> **Requirement**
Leave the pictures out and retype the lines from the beginning through the line with "0.0022], [0.0612, 0.0031]]", both ends included.

> **Provided data**
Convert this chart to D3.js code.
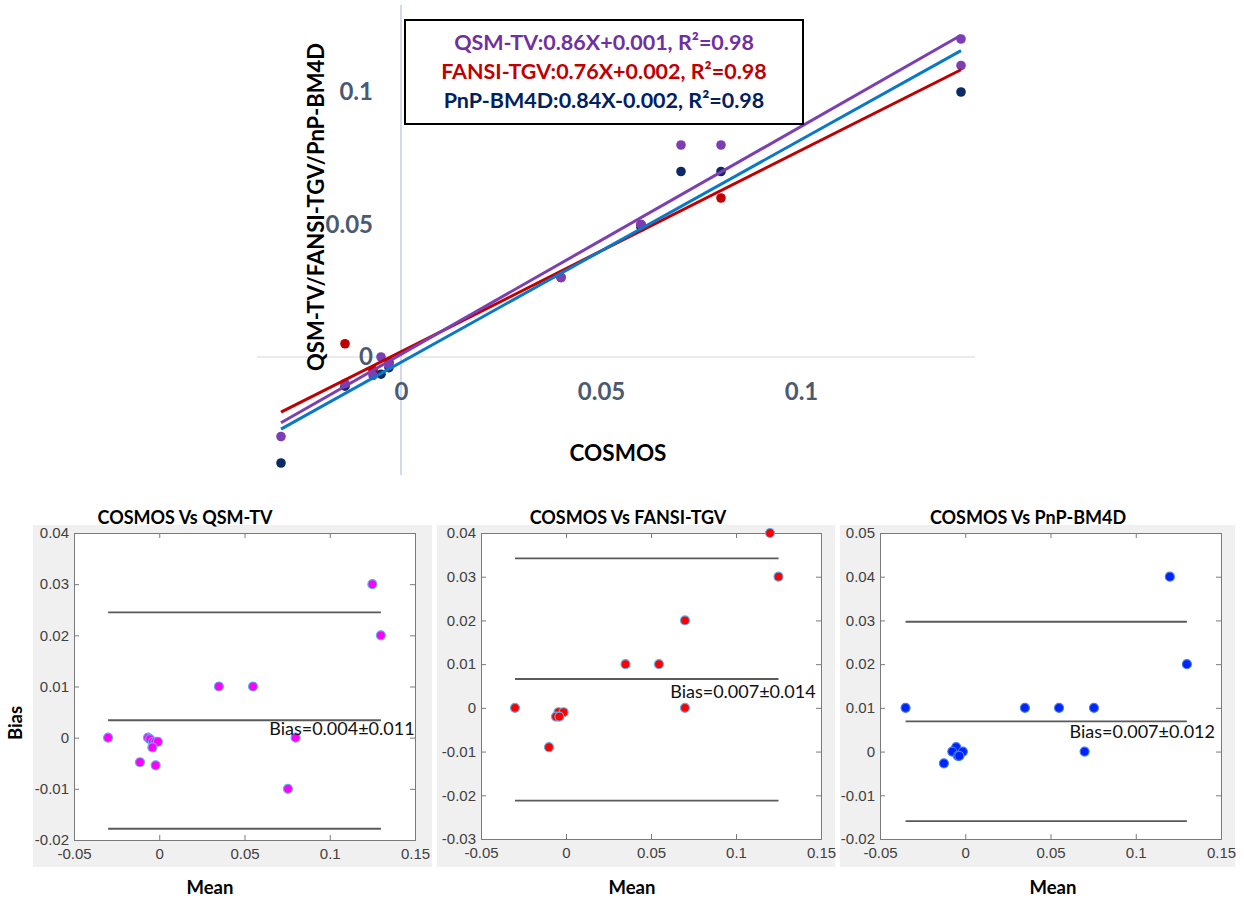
<!DOCTYPE html>
<html>
<head>
<meta charset="utf-8">
<script src="https://cdn.jsdelivr.net/npm/d3@7"></script>
<style>
  body { margin: 0; background: #fff; }
  text { font-family: Lato, "Open Sans", sans-serif; }
  .tick text { font-family: "Liberation Sans", Arial, sans-serif; }
</style>
</head>
<body>
<div id="container"></div>
<script>
/* regressão: métodos, declives, interceptos */
const methods = ["QSM-TV", "FANSI-TGV", "PnP-BM4D"]
const slopes = [0.86, 0.76, 0.84]
const intercepts = [0.001, 0.002, -0.002]
const r2 = [0.98, 0.98, 0.98]
const legendLabels = [
  "QSM-TV:0.86X+0.001, R\u00b2=0.98",
  "FANSI-TGV:0.76X+0.002,  R\u00b2=0.98",
  "PnP-BM4D:0.84X-0.002, R\u00b2=0.98"
]
const fitRange = [-0.03, 0.14]

// pontos do gráfico de cima (COSMOS vs método)
const qsmX = [-0.03, -0.014, -0.007, -0.005, -0.003, 0.04, 0.06, 0.07, 0.08, 0.14, 0.14]
const qsmY = [-0.03, -0.01, -0.007, 0.0, -0.003, 0.03, 0.05, 0.08, 0.08, 0.12, 0.11]
const fansiX = [-0.014, -0.007, -0.003, 0.04, 0.06, 0.08]
const fansiY = [0.005, -0.005, -0.002, 0.03, 0.05, 0.06]
const pnpX = [-0.03, -0.014, -0.005, -0.003, 0.06, 0.07, 0.08, 0.14]
const pnpY = [-0.04, -0.011, -0.0065, -0.004, 0.049, 0.07, 0.07, 0.10]

const topTicks = [0, 0.05, 0.1]

/* Bland-Altman */
const baTitles = ["COSMOS Vs QSM-TV", "COSMOS Vs FANSI-TGV", "COSMOS Vs PnP-BM4D"]
const baText = ["Bias=0.004\u00b10.011", "Bias=0.007\u00b10.014", "Bias=0.007\u00b10.012"]
const baYDomains = [[-0.02, 0.04], [-0.03, 0.04], [-0.02, 0.05]]
const baXDomain = [-0.05, 0.15]
const baXTicks = [-0.05, 0, 0.05, 0.1, 0.15]
const baMean = [0.0034, 0.0066, 0.0069]
const baUpper = [0.0245, 0.0342, 0.0297]
const baLower = [-0.0178, -0.0212, -0.0159]
const baLineX = [[-0.03, 0.13], [-0.03, 0.125], [-0.035, 0.13]]
const baTextPos = [[0.0645, 0.0006], [0.0613, 0.0022], [0.0612, 0.0031]]

const qsmMean = [-0.03, -0.0066, -0.0054, -0.0037, -0.0021, -0.0008, -0.004, -0.0113, -0.0021, 0.035, 0.055, 0.0755, 0.08, 0.125, 0.13]
const qsmDiff = [0, 0, -0.0003, -0.0008, -0.0008, -0.0008, -0.0019, -0.0048, -0.0054, 0.01, 0.01, -0.01, 0, 0.03, 0.02]
const fansiMean = [-0.03, -0.01, -0.0044, -0.0014, -0.0059, -0.0039, 0.035, 0.0547, 0.07, 0.07, 0.12, 0.125]
const fansiDiff = [0, -0.009, -0.001, -0.001, -0.002, -0.002, 0.01, 0.01, 0.02, 0, 0.04, 0.03]
const pnpMean = [-0.035, -0.0125, -0.0053, -0.0076, -0.0014, -0.0043, -0.0035, 0.035, 0.055, 0.0755, 0.07, 0.12, 0.13]
const pnpDiff = [0.01, -0.0027, 0.001, 0, 0, -0.001, -0.001, 0.01, 0.01, 0.01, 0, 0.04, 0.02]

const width = 1244
const height = 903

const lineColors = ["#7b3fb3", "#c00000", "#0a78c8"]
const dotColors = ["#7b3fb3", "#c00000", "#0b2a66"]
const textColors = ["#7030a0", "#c00000", "#002060"]
const baFill = ["#ff00ff", "#ff0000", "#0022ff"]
const baStroke = ["#5ab0e8", "#5ab0e8", "#3f7fe0"]

const svg = d3.create("svg")
  .attr("width", width)
  .attr("height", height)
  .attr("viewBox", [0, 0, width, height])
  .style("background", "#fff")

// ---------- gráfico de cima ----------
const x = d3.scaleLinear().domain([0, 0.1]).range([401, 801])
const y = d3.scaleLinear().domain([0, 0.1]).range([357, 92])

const topG = svg.append("g")

topG.append("line")
  .attr("x1", 257).attr("x2", 975)
  .attr("y1", y(0)).attr("y2", y(0))
  .attr("stroke", "#e3e3e3").attr("stroke-width", 1.5)
topG.append("line")
  .attr("x1", x(0)).attr("x2", x(0))
  .attr("y1", 5).attr("y2", 475)
  .attr("stroke", "#c3cce0").attr("stroke-width", 1.5)

const topY = topG.append("g")
  .attr("transform", `translate(${x(0)},0)`)
  .call(d3.axisLeft(y).tickValues(topTicks).tickSize(0).tickPadding(28).tickFormat(d => d === 0 ? "0" : String(d)))
topY.select(".domain").remove()

const topX = topG.append("g")
  .attr("transform", `translate(0,${y(0)})`)
  .call(d3.axisBottom(x).tickValues(topTicks).tickSize(0).tickPadding(26).tickFormat(d => d === 0 ? "0" : String(d)))
topX.select(".domain").remove()

topG.selectAll(".tick text")
  .style("font-family", "Lato, sans-serif")
  .attr("font-weight", "bold")
  .attr("font-size", 24)
  .attr("fill", "#4a5a72")

// pontos
const series = [
  { xs: fansiX, ys: fansiY, c: dotColors[1] },
  { xs: pnpX, ys: pnpY, c: dotColors[2] },
  { xs: qsmX, ys: qsmY, c: dotColors[0] }
]
series.forEach(s => {
  topG.append("g")
    .selectAll("circle")
    .data(s.xs.map((v, i) => [v, s.ys[i]]))
    .join("circle")
    .attr("cx", d => x(d[0]))
    .attr("cy", d => y(d[1]))
    .attr("r", 4.8)
    .attr("fill", s.c)
})

// rectas de regressão
const fitOrder = [1, 2, 0]
fitOrder.forEach(i => {
  topG.append("line")
    .attr("x1", x(fitRange[0])).attr("y1", y(slopes[i] * fitRange[0] + intercepts[i]))
    .attr("x2", x(fitRange[1])).attr("y2", y(slopes[i] * fitRange[1] + intercepts[i]))
    .attr("stroke", lineColors[i])
    .attr("stroke-width", 3)
})

// legenda
topG.append("rect")
  .attr("x", 405).attr("y", 20)
  .attr("width", 398).attr("height", 104)
  .attr("fill", "#fff")
  .attr("stroke", "#000")
  .attr("stroke-width", 2)

topG.append("g")
  .selectAll("text")
  .data(legendLabels)
  .join("text")
  .attr("x", 604)
  .attr("y", (d, i) => 44 + i * 29)
  .attr("text-anchor", "middle")
  .attr("dominant-baseline", "middle")
  .attr("font-weight", "bold")
  .attr("font-size", 21.5)
  .attr("fill", (d, i) => textColors[i])
  .text(d => d)

topG.append("text")
  .attr("transform", "translate(318,207) rotate(-90)")
  .attr("text-anchor", "middle")
  .attr("dominant-baseline", "middle")
  .attr("font-weight", "bold")
  .attr("font-size", 22)
  .text(methods.join("/"))

topG.append("text")
  .attr("x", 618).attr("y", 455)
  .attr("text-anchor", "middle")
  .attr("dominant-baseline", "middle")
  .attr("font-weight", "bold")
  .attr("font-size", 22.5)
  .text("COSMOS")

// ---------- Bland-Altman ----------
const panels = [
  { bg: [33, 525, 399, 342], plot: [74, 533, 341, 307], title: 185, mean: 210, xs: qsmMean, ys: qsmDiff },
  { bg: [437, 525, 398, 342], plot: [481, 533, 340, 306], title: 628, mean: 632, xs: fansiMean, ys: fansiDiff },
  { bg: [840, 525, 395, 342], plot: [880, 533, 341, 306], title: 1028, mean: 1053, xs: pnpMean, ys: pnpDiff }
]

const fmt = d => d === 0 ? "0" : String(+d.toFixed(2))

panels.forEach((p, k) => {
  const g = svg.append("g")
  const [px, py, pw, ph] = p.plot

  g.append("rect")
    .attr("x", p.bg[0]).attr("y", p.bg[1])
    .attr("width", p.bg[2]).attr("height", p.bg[3])
    .attr("fill", "#f0f0f0")
  g.append("rect")
    .attr("x", px).attr("y", py)
    .attr("width", pw).attr("height", ph)
    .attr("fill", "#fff")

  const bx = d3.scaleLinear().domain(baXDomain).range([px, px + pw])
  const by = d3.scaleLinear().domain(baYDomains[k]).range([py + ph, py])
  const yTicks = d3.range(baYDomains[k][0], baYDomains[k][1] + 0.005, 0.01).map(v => +v.toFixed(2))

  const axes = [
    g.append("g").attr("transform", `translate(0,${py + ph})`)
      .call(d3.axisBottom(bx).tickValues(baXTicks).tickSize(-5).tickPadding(8).tickFormat(fmt)),
    g.append("g").attr("transform", `translate(${px},0)`)
      .call(d3.axisLeft(by).tickValues(yTicks).tickSize(-5).tickPadding(5).tickFormat(fmt)),
    g.append("g").attr("transform", `translate(0,${py})`)
      .call(d3.axisTop(bx).tickValues(baXTicks).tickSize(-5).tickFormat("")),
    g.append("g").attr("transform", `translate(${px + pw},0)`)
      .call(d3.axisRight(by).tickValues(yTicks).tickSize(-5).tickFormat(""))
  ]
  axes.forEach(a => {
    a.select(".domain").attr("stroke", "#7a7a7a")
    a.selectAll(".tick line").attr("stroke", "#7a7a7a")
    a.selectAll(".tick text").attr("font-size", 15).attr("fill", "#404040")
  })

  // linhas de média e limites
  g.append("g")
    .selectAll("line")
    .data([baUpper[k], baMean[k], baLower[k]])
    .join("line")
    .attr("x1", bx(baLineX[k][0])).attr("x2", bx(baLineX[k][1]))
    .attr("y1", d => by(d)).attr("y2", d => by(d))
    .attr("stroke", "#5a5a5a")
    .attr("stroke-width", 1.8)

  g.append("g")
    .selectAll("circle")
    .data(p.xs.map((v, i) => [v, p.ys[i]]))
    .join("circle")
    .attr("cx", d => bx(d[0]))
    .attr("cy", d => by(d[1]))
    .attr("r", 4.5)
    .attr("fill", baFill[k])
    .attr("stroke", baStroke[k])
    .attr("stroke-width", 1.2)

  g.append("text")
    .attr("x", bx(baTextPos[k][0]))
    .attr("y", by(baTextPos[k][1]))
    .attr("font-size", 18)
    .attr("fill", "#111")
    .text(baText[k])

  g.append("text")
    .attr("x", p.title)
    .attr("y", 519)
    .attr("text-anchor", "middle")
    .attr("dominant-baseline", "middle")
    .attr("font-weight", "bold")
    .attr("font-size", 18)
    .text(baTitles[k])

  g.append("text")
    .attr("x", p.mean)
    .attr("y", 889)
    .attr("text-anchor", "middle")
    .attr("dominant-baseline", "middle")
    .attr("font-weight", "bold")
    .attr("font-size", 18.5)
    .text("Mean")
})

svg.append("text")
  .attr("transform", "translate(17,723) rotate(-90)")
  .attr("text-anchor", "middle")
  .attr("dominant-baseline", "middle")
  .attr("font-weight", "bold")
  .attr("font-size", 18.5)
  .text("Bias")

container.append(svg.node())
</script>
</body>
</html>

> **Task output**
Convert this chart to D3.js code.
<!DOCTYPE html>
<html>
<head>
<meta charset="utf-8">
<script src="https://cdn.jsdelivr.net/npm/d3@7"></script>
<style>
  body { margin: 0; background: #fff; }
  text { font-family: Lato, "Open Sans", sans-serif; }
  .tick text { font-family: "Liberation Sans", Arial, sans-serif; }
</style>
</head>
<body>
<div id="container"></div>
<script>
/* regressão: métodos, declives, interceptos */
const methods = ["QSM-TV", "FANSI-TGV", "PnP-BM4D"]
const slopes = [0.86, 0.76, 0.84]
const intercepts = [0.001, 0.002, -0.002]
const r2 = [0.98, 0.98, 0.98]
const legendLabels = [
  "QSM-TV:0.86X+0.001, R\u00b2=0.98",
  "FANSI-TGV:0.76X+0.002,  R\u00b2=0.98",
  "PnP-BM4D:0.84X-0.002, R\u00b2=0.98"
]
const fitRange = [-0.03, 0.14]

// pontos do gráfico de cima (COSMOS vs método)
const qsmX = [-0.03, -0.014, -0.007, -0.005, -0.003, 0.04, 0.06, 0.07, 0.08, 0.14, 0.14]
const qsmY = [-0.03, -0.01, -0.007, 0.0, -0.003, 0.03, 0.05, 0.08, 0.08, 0.12, 0.11]
const fansiX = [-0.014, -0.007, -0.003, 0.04, 0.06, 0.08]
const fansiY = [0.005, -0.005, -0.002, 0.03, 0.05, 0.06]
const pnpX = [-0.03, -0.014, -0.005, -0.003, 0.06, 0.07, 0.08, 0.14]
const pnpY = [-0.04, -0.011, -0.0065, -0.004, 0.049, 0.07, 0.07, 0.10]

const topTicks = [0, 0.05, 0.1]

/* Bland-Altman */
const baTitles = ["COSMOS Vs QSM-TV", "COSMOS Vs FANSI-TGV", "COSMOS Vs PnP-BM4D"]
const baText = ["Bias=0.004\u00b10.011", "Bias=0.007\u00b10.014", "Bias=0.007\u00b10.012"]
const baYDomains = [[-0.02, 0.04], [-0.03, 0.04], [-0.02, 0.05]]
const baXDomain = [-0.05, 0.15]
const baXTicks = [-0.05, 0, 0.05, 0.1, 0.15]
const baMean = [0.0034, 0.0066, 0.0069]
const baUpper = [0.0245, 0.0342, 0.0297]
const baLower = [-0.0178, -0.0212, -0.0159]
const baLineX = [[-0.03, 0.13], [-0.03, 0.125], [-0.035, 0.13]]
const baTextPos = [[0.0645, 0.0006], [0.0613, 0.0022], [0.0612, 0.0031]]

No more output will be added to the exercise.